Pressed lightly by Rosenberg on the extent to which users really have control of their social media experiences — to a round of applause from the audience — Van Dyke gave a telling answer. 

“I’ll give you an example. How many of you feel that you don’t have agency over your experience on Instagram?” Van Dyke asked. “About 12 hands go up, that’s great. How many of you feel you don’t have agency over your experience on WhatsApp? Less.

“I bring this up, because the company, we are learning from your behaviors.”

The interrogation into Facebook’s use of user data ended there. 

“Use social media, and make it your own,” Van Dyke said. “It doesn’t belong to the company, it doesn’t belong to the government, it belongs to you. Make it your own and question it, be very critical about it. Check your biases and the biases that are being projected through your social media.”

The criticism that followed, however, was largely directed at the event itself. Many wanted a more in-depth look at Facebook and their use of user data, which has come under fire repeatedly in the last several years.

“I thought it was a really good introduction to tech, data, what we can do with some data,” Ximena Silva-Avila ’20 said. “But I also felt like it was a very superficial conversation. I was, quite honestly shocked at the direction the conversation went in. 

“We had someone from Facebook,” she continued. “The Great Hack, a documentary about Cambridge Analytica and the 2016 elections just came out and that wasn’t mentioned at all.”

Chair of the political science department Paul Dosh said that he would have liked to have heard her answers to these tough questions at convocation.

“[A] question I might have wanted to ask somebody from Facebook is ‘Are we your customers, or are we your product?’” he said. “I think there’s a case to be made that Facebook users are actually Facebook’s product. Facebook’s user’s data is what Facebook primarily sells… The primary revenue from Facebook is advertising.”

Dosh added that he wished there had been a more interactive component to the discussion between Rosenberg, Van Dyke and Sen, allowing audience members to ask the speakers questions like these in real-time.

“I think my first reaction was a feeling of disappointment that there weren’t microphones for students to ask questions,” Dosh said. “To have a representative of one of the world’s most powerful and profitable corporations on campus and not have an opportunity for students to directly ask questions, to me, in hindsight, was regrettable.”
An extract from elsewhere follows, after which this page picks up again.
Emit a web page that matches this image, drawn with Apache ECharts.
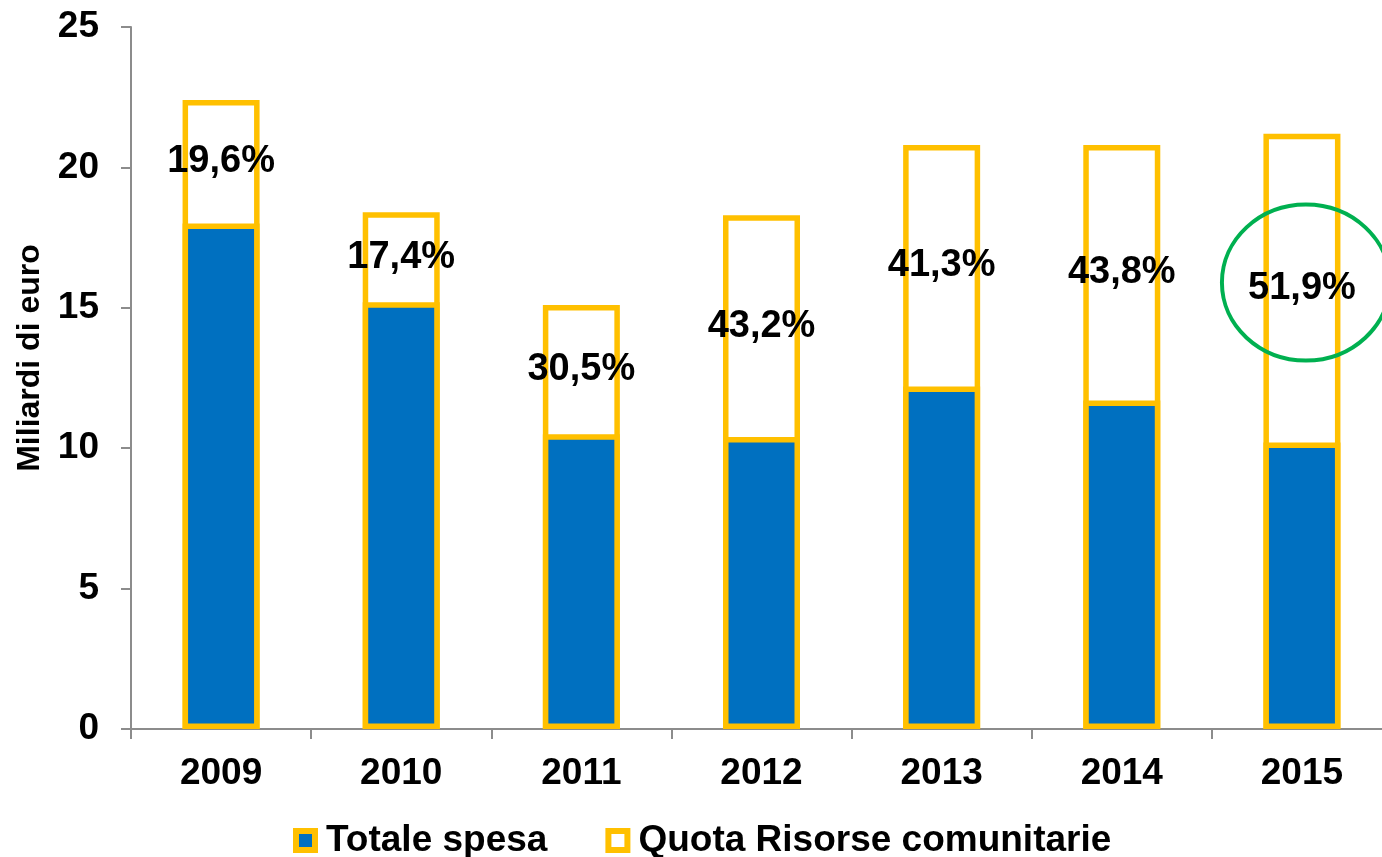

According to Sen, data privacy is a relatively new conversation in the world of data analytics.

“In terms of thinking about privacy and algorithmic data, it’s really new, and I don’t feel like we have a lot of really good theories that say ‘okay, this is what we do,’” Sen said. “It’s like, every decision you’re thinking about it and trying to do the best you can.”

Political science professor Patrick Schmidt, who is teaching a course on information policy and law this semester, commented on consumers’ newfound awareness of corporate data collection.
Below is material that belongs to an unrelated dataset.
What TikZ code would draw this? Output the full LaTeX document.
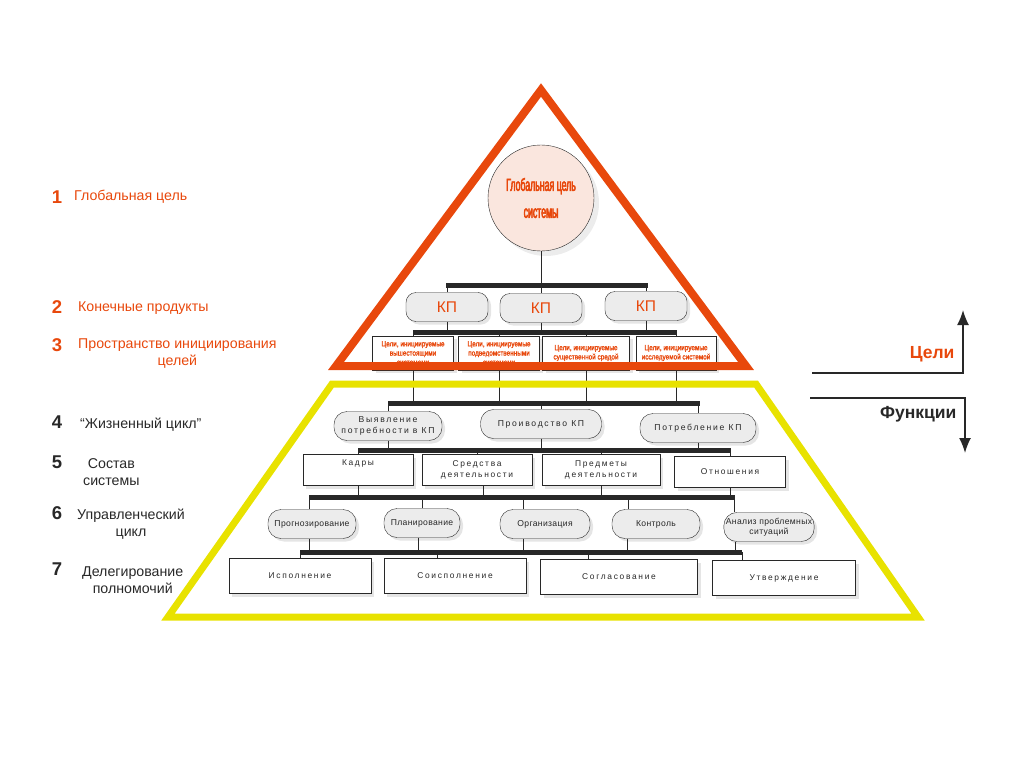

“I’ve long taught constitutional law and fourth amendment privacy,” he said. “A lot of fourth amendment privacy law concerns police searches of a car — physical stuff. But since about 2010… the idea of mass data collection and surveillance by the government has really drawn our attention.
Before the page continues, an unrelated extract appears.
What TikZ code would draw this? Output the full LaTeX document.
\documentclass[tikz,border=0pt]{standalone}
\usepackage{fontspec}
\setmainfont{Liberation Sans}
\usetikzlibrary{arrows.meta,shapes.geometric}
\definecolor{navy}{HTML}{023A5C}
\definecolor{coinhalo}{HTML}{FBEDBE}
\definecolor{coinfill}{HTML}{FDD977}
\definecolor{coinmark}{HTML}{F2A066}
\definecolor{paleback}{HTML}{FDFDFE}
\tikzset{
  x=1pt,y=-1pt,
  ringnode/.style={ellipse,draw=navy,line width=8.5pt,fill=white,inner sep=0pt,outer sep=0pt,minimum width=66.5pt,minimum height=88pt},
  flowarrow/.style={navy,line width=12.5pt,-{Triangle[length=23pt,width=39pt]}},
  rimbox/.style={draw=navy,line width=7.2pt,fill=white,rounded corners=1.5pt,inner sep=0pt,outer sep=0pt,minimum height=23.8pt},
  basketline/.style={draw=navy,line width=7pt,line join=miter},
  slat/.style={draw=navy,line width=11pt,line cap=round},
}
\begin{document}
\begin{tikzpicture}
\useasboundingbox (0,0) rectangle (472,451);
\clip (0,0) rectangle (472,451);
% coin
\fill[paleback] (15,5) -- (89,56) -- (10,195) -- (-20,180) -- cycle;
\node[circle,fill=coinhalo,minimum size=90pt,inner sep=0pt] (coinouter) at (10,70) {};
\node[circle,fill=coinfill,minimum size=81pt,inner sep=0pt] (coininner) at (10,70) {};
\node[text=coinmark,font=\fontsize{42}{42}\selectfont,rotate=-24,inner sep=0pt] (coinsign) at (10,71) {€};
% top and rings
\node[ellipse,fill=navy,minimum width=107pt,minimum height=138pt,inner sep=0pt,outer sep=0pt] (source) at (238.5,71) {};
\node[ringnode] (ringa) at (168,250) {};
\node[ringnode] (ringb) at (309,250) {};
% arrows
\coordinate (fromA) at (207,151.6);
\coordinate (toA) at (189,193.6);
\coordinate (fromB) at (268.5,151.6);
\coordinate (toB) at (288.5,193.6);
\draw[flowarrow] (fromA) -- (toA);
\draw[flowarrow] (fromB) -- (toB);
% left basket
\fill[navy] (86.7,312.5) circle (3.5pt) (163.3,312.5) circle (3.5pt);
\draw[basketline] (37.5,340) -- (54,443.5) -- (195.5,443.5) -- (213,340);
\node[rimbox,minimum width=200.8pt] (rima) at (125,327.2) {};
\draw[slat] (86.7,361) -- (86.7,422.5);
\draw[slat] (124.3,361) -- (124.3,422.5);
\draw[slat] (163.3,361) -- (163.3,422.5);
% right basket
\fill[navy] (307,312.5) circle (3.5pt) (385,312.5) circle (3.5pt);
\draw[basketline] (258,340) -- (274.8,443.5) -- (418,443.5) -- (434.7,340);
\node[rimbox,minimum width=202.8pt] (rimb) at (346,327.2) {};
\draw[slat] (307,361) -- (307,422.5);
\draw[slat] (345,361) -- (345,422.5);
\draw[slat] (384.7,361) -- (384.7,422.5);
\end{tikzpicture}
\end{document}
“I used to ask a question: ‘What are you most afraid of?’” Schmidt continued. “The answer used to be government surveillance. Now, it’s private data collection. We’re becoming more and more aware of it.”

To Schmidt, it may be time for a paradigm shift in how people think about their privacy. 

“One of the directions that privacy advocates are going, and I think it’s a helpful reversal, is to rather than thinking about privacy as something you can choose to protect if you want to — which puts all the burden on you — that we instead have to think about privacy as something that the ecology or architecture of the system chooses or chooses not to protect,” Schmidt said. “Regulation from the government that sets some boundaries on this is, to my mind, appropriate and perhaps needed.”

Cha was curious to know more about Van Dyke’s personal journey from being a humanities student at Macalester to becoming a leader at Facebook.

“I wanted her to open up more on her personal experience and what she thinks on Facebook and Twitter’s future,” she said.

Cha added that she most enjoyed when the speakers brought Mac students into the conversation. 

“I think [Van Dyke] was great in balancing being a tech advocate… and I admired how she, out of that, supported Macalester students and complimented them and how they are able to take ownership of their social media and utilize it in a good way.”

Schmidt agreed.

“Shilad is completely right that the world needs Macalester graduates,” he said. “When you have a complicated and informed and nuanced view… a historical view, you make a lot better ethical decisions about what you’re doing.”

During convocation, Van Dyke urged students to take what they learn at Mac into the workplace — particularly into technological fields.

“Whatever new ideas are introduced to the world, there are unintended consequences,” Van Dyke continued. “We need all the education you’re going to get here at Mac to look at what that new is bringing to us and to evolve it… to make it better.”